Would you write out the listing verbatim and skip every picture in it?

### Material

_ _ _ _ _ _ _

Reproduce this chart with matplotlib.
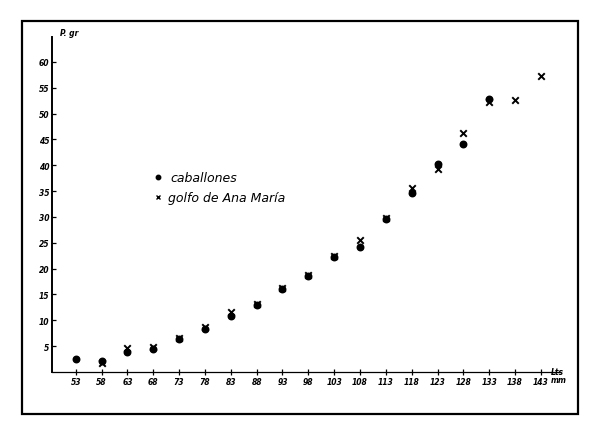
import matplotlib
matplotlib.use("Agg")
import matplotlib.pyplot as plt
from matplotlib.patches import Rectangle

# Data (length in mm vs weight in g)
cab_x = [53, 58, 63, 68, 73, 78, 83, 88, 93, 98, 103, 108, 113, 118, 123, 128, 133]
cab_y = [2.5, 2.2, 3.9, 4.4, 6.4, 8.4, 10.8, 13.0, 16.0, 18.5, 22.2, 24.2, 29.6, 34.6, 40.2, 44.1, 52.8]
gol_x = [58, 63, 68, 73, 78, 83, 88, 93, 98, 103, 108, 113, 118, 123, 128, 133, 138, 143]
gol_y = [1.8, 4.6, 4.9, 6.6, 8.7, 11.6, 13.2, 16.2, 18.8, 22.4, 25.5, 29.8, 35.6, 39.3, 46.2, 52.2, 52.6, 57.3]
x_ticks = list(range(53, 144, 5))
y_ticks = list(range(5, 61, 5))

fig = plt.figure(figsize=(6.0, 4.39), dpi=100)
fig.patch.set_facecolor("white")
fig.patches.append(Rectangle((22/600, 1-415/439), 556/600, 393/439, transform=fig.transFigure,
                             fill=False, edgecolor="black", linewidth=1.6))

ax = fig.add_axes([52/600, 1-373/439, 508/600, 335/439])
ax.set_xlim(48.4, 146.7)
ax.set_ylim(0, 64.8)
for s in ("top", "right"):
    ax.spines[s].set_visible(False)
ax.spines["left"].set_linewidth(1.4)
ax.spines["bottom"].set_linewidth(0.9)

ax.scatter(cab_x, cab_y, s=22, marker="o", color="black", zorder=3)
ax.scatter(gol_x, gol_y, s=22, marker="x", color="black", linewidths=1.4, zorder=3)

ax.set_xticks(x_ticks)
ax.set_xticklabels([str(v) for v in x_ticks], fontsize=5.5, style="italic", fontweight="bold")
ax.set_yticks(y_ticks)
ax.set_yticklabels([str(v) for v in y_ticks], fontsize=5.5, style="italic", fontweight="bold")
ax.tick_params(axis="x", direction="inout", length=5, width=0.9, pad=1)
ax.tick_params(axis="y", direction="in", length=3, width=0.9, pad=2)

ax.text(0.982, -0.01, "Lts\nmm", transform=ax.transAxes, fontsize=5.5, style="italic",
        fontweight="bold", ha="left", va="center", linespacing=0.9)
ax.text(0.015, 1.0, "P. gr", transform=ax.transAxes, fontsize=5.5, style="italic",
        fontweight="bold", ha="left", va="bottom")

# legend (hand-written style)
ax.plot([68.9], [37.7], marker="o", color="black", markersize=3.2, linestyle="none")
ax.plot([68.9], [33.8], marker="x", color="black", markersize=3.2, mew=1.0, linestyle="none")
ax.text(71.3, 37.7, "caballones", fontsize=9, style="italic", va="center", ha="left")
ax.text(70.8, 33.8, "golfo de Ana María", fontsize=9, style="italic", va="center", ha="left")

fig.savefig("out.png", dpi=100, facecolor="white")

_ _ _ _ _ _ _

### Correct response
Reproduce this chart with matplotlib.
import matplotlib
matplotlib.use("Agg")
import matplotlib.pyplot as plt
from matplotlib.patches import Rectangle

# Data (length in mm vs weight in g)
cab_x = [53, 58, 63, 68, 73, 78, 83, 88, 93, 98, 103, 108, 113, 118, 123, 128, 133]
cab_y = [2.5, 2.2, 3.9, 4.4, 6.4, 8.4, 10.8, 13.0, 16.0, 18.5, 22.2, 24.2, 29.6, 34.6, 40.2, 44.1, 52.8]
gol_x = [58, 63, 68, 73, 78, 83, 88, 93, 98, 103, 108, 113, 118, 123, 128, 133, 138, 143]
gol_y = [1.8, 4.6, 4.9, 6.6, 8.7, 11.6, 13.2, 16.2, 18.8, 22.4, 25.5, 29.8, 35.6, 39.3, 46.2, 52.2, 52.6, 57.3]
x_ticks = list(range(53, 144, 5))
y_ticks = list(range(5, 61, 5))

fig = plt.figure(figsize=(6.0, 4.39), dpi=100)
fig.patch.set_facecolor("white")
fig.patches.append(Rectangle((22/600, 1-415/439), 556/600, 393/439, transform=fig.transFigure,
                             fill=False, edgecolor="black", linewidth=1.6))

ax = fig.add_axes([52/600, 1-373/439, 508/600, 335/439])
ax.set_xlim(48.4, 146.7)
ax.set_ylim(0, 64.8)
for s in ("top", "right"):
    ax.spines[s].set_visible(False)
ax.spines["left"].set_linewidth(1.4)
ax.spines["bottom"].set_linewidth(0.9)

ax.scatter(cab_x, cab_y, s=22, marker="o", color="black", zorder=3)
ax.scatter(gol_x, gol_y, s=22, marker="x", color="black", linewidths=1.4, zorder=3)

ax.set_xticks(x_ticks)
ax.set_xticklabels([str(v) for v in x_ticks], fontsize=5.5, style="italic", fontweight="bold")
ax.set_yticks(y_ticks)
ax.set_yticklabels([str(v) for v in y_ticks], fontsize=5.5, style="italic", fontweight="bold")
ax.tick_params(axis="x", direction="inout", length=5, width=0.9, pad=1)
ax.tick_params(axis="y", direction="in", length=3, width=0.9, pad=2)

ax.text(0.982, -0.01, "Lts\nmm", transform=ax.transAxes, fontsize=5.5, style="italic",
        fontweight="bold", ha="left", va="center", linespacing=0.9)
ax.text(0.015, 1.0, "P. gr", transform=ax.transAxes, fontsize=5.5, style="italic",
        fontweight="bold", ha="left", va="bottom")

# legend (hand-written style)
ax.plot([68.9], [37.7], marker="o", color="black", markersize=3.2, linestyle="none")
ax.plot([68.9], [33.8], marker="x", color="black", markersize=3.2, mew=1.0, linestyle="none")
ax.text(71.3, 37.7, "caballones", fontsize=9, style="italic", va="center", ha="left")
ax.text(70.8, 33.8, "golfo de Ana María", fontsize=9, style="italic", va="center", ha="left")

fig.savefig("out.png", dpi=100, facecolor="white")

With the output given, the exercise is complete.